Humboldt, Wilhelm, Freiherr von (1767–1835)
Preußischer Politiker, Schulreformer, Sprachforscher und Philosoph. Er wurde am 22. Juni in Potsdam als Bruder des Naturwissenschaftlers Alexander von Humboldt geboren und studierte Rechtswissenschaften an den Universitäten von Frankfurt an der Oder, Göttingen, Weimar und Jena. Während und nach den Napoleonischen Kriegen stand er im preußischen Staatsdienst, reformierte als Erziehungsminister das preußische Schul- und Universitätswesen nach humanistischen Prinzipien und den sozialreformerisch-anthropologischen Ansätzen des Schweizer Reformpädagogen Johann Heinrich Pestalozzi. Humboldt gründete in Berlin eine Universität, die nach ihm benannt wurde. Von 1810 bis 1815 war er Botschafter in Wien und nahm am Wiener Kongress teil. Später war er Gesandter in London.

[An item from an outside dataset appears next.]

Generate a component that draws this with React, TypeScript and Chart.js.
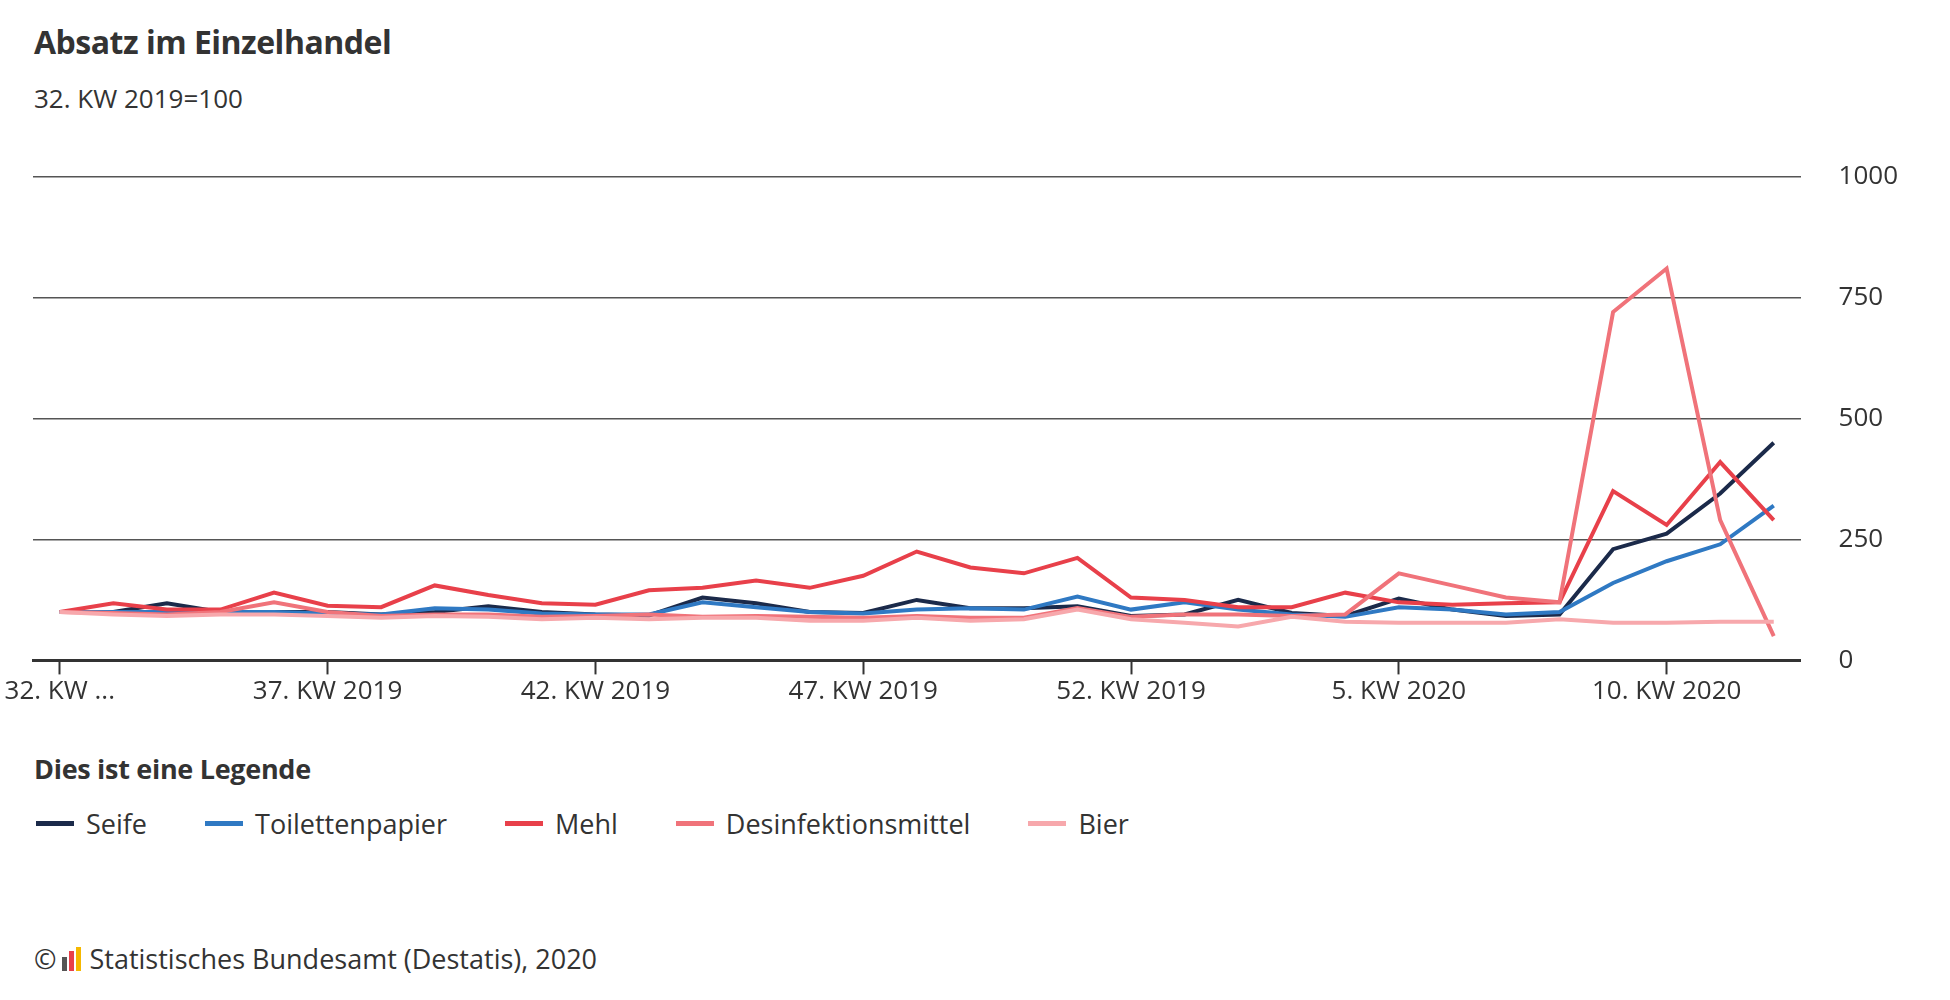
import React, { useEffect, useRef } from "react";
import { Chart, registerables } from "chart.js";
Chart.register(...registerables);

const weeks2019 = [32,33,34,35,36,37,38,39,40,41,42,43,44,45,46,47,48,49,50,51,52];
const weeks2020 = [1,2,3,4,5,6,7,8,9,10,11,12];
const categories = [...weeks2019.map(w => `${w}. KW 2019`), ...weeks2020.map(w => `${w}. KW 2020`)];

const seife = [100,100,118,100,100,100,95,100,112,100,95,93,130,118,100,98,125,108,108,112,92,95,125,98,92,128,105,92,95,230,262,345,450];
const toilettenpapier = [100,100,100,100,100,97,95,108,105,97,95,95,120,110,100,97,105,108,105,132,105,120,105,95,90,110,105,95,100,160,205,240,320];
const mehl = [100,118,105,105,140,113,110,155,135,118,115,145,150,165,150,175,225,192,180,212,130,125,110,110,140,120,115,118,120,350,280,410,290];
const desinfektion = [100,98,95,100,120,100,92,95,95,90,92,95,90,92,90,88,92,88,88,108,90,95,95,92,95,180,155,130,120,720,810,290,50];
const bier = [100,95,92,95,95,92,88,92,90,85,88,85,88,88,82,82,88,82,85,105,85,78,70,90,80,78,78,78,85,78,78,80,80];
const yTicks = [0, 250, 500, 750, 1000];

const seriesNames = ["Seife", "Toilettenpapier", "Mehl", "Desinfektionsmittel", "Bier"];
const colors = ["#1b2a4a", "#2f79c3", "#e8404a", "#f0737a", "#f7a8ac"];
const seriesData = [seife, toilettenpapier, mehl, desinfektion, bier];

const FONT = "'Open Sans', sans-serif";

export default function App() {
  const ref = useRef<HTMLCanvasElement>(null);
  useEffect(() => {
    const chart = new Chart(ref.current!, {
      type: "line",
      data: {
        labels: categories,
        datasets: seriesNames.map((n, i) => ({
          label: n,
          data: seriesData[i],
          borderColor: colors[i],
          backgroundColor: colors[i],
          borderWidth: 4,
          pointRadius: 0,
          tension: 0,
          order: 5 - i,
        })),
      },
      options: {
        animation: false,
        responsive: false,
        maintainAspectRatio: false,
        layout: { padding: { left: 33, top: 14, right: 4 } },
        plugins: { legend: { display: false }, tooltip: { enabled: false } },
        scales: {
          x: {
            offset: true,
            grid: {
              offset: false,
              drawOnChartArea: false,
              tickLength: 14,
              tickWidth: 2,
              tickColor: (ctx: any) => (ctx.index % 5 === 0 ? "#333" : "rgba(0,0,0,0)"),
            },
            border: { display: true, color: "#333", width: 3 },
            ticks: {
              autoSkip: false,
              maxRotation: 0,
              color: "#333",
              font: { family: FONT, size: 26 },
              padding: 2,
              callback: (_v: any, i: number) => (i === 0 ? "32. KW ..." : i % 5 === 0 ? categories[i] : ""),
            },
          },
          y: {
            position: "right",
            min: 0,
            max: 1000,
            afterBuildTicks: (axis: any) => { axis.ticks = yTicks.map(v => ({ value: v })); },
            border: { display: false },
            grid: { color: (ctx: any) => (ctx.tick && ctx.tick.value === 0 ? "rgba(0,0,0,0)" : "#555"), lineWidth: 1.5, drawTicks: false },
            ticks: { color: "#333", font: { family: FONT, size: 26 }, padding: 38, callback: (v: any) => String(v) },
          },
        },
      },
    });
    return () => chart.destroy();
  }, []);

  return (
    <div style={{ position: "absolute", left: 0, top: 0, width: 1950, height: 1000, fontFamily: FONT, color: "#333" }}>
      <div style={{ position: "absolute", left: 34, top: 20, fontSize: 32, fontWeight: 700, letterSpacing: -0.5 }}>Absatz im Einzelhandel</div>
      <div style={{ position: "absolute", left: 34, top: 80, fontSize: 26 }}>32. KW 2019=100</div>
      <canvas ref={ref} width={1940} height={591} style={{ position: "absolute", left: 0, top: 123, width: 1940, height: 591 }} />
      <div style={{ position: "absolute", left: 34, top: 750, fontSize: 27, fontWeight: 700, letterSpacing: -0.3 }}>Dies ist eine Legende</div>
      <div style={{ position: "absolute", left: 36, top: 805, display: "flex", fontSize: 27 }}>
        {seriesNames.map((n, i) => (
          <div key={n} style={{ display: "flex", alignItems: "center", marginRight: 58 }}>
            <span style={{ display: "inline-block", width: 38, height: 5, background: colors[i], marginRight: 12 }} />
            {n}
          </div>
        ))}
      </div>
      <div style={{ position: "absolute", left: 34, top: 940, fontSize: 27, display: "flex", alignItems: "center" }}>
        <span>©</span>
        <span style={{ display: "inline-flex", alignItems: "flex-end", height: 24, margin: "0 8px 0 6px", gap: 2 }}>
          <span style={{ width: 5, height: 14, background: "#555" }} />
          <span style={{ width: 5, height: 20, background: "#e8404a" }} />
          <span style={{ width: 5, height: 24, background: "#f5b800" }} />
        </span>
        <span>Statistisches Bundesamt (Destatis), 2020</span>
      </div>
    </div>
  );
}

1819 quittierte der liberal gesinnte Humboldt den Dienst als preußischer Beamter und brachte damit seine Opposition gegen die repressive und reaktionäre Politik des Staatsapparates zum Ausdruck. Den Rest seines Lebens widmete er sich wissenschaftlichen Studien. Er verfasste neben seinen philologischen und sprachtheoretischen Untersuchungen auch Arbeiten zur Staatstheorie und übersetzte Werke der klassischen Antike aus dem Griechischen. Er pflegte auch einen Schriftwechsel mit Johann Wolfgang von Goethe, der 1876 veröffentlicht wurde.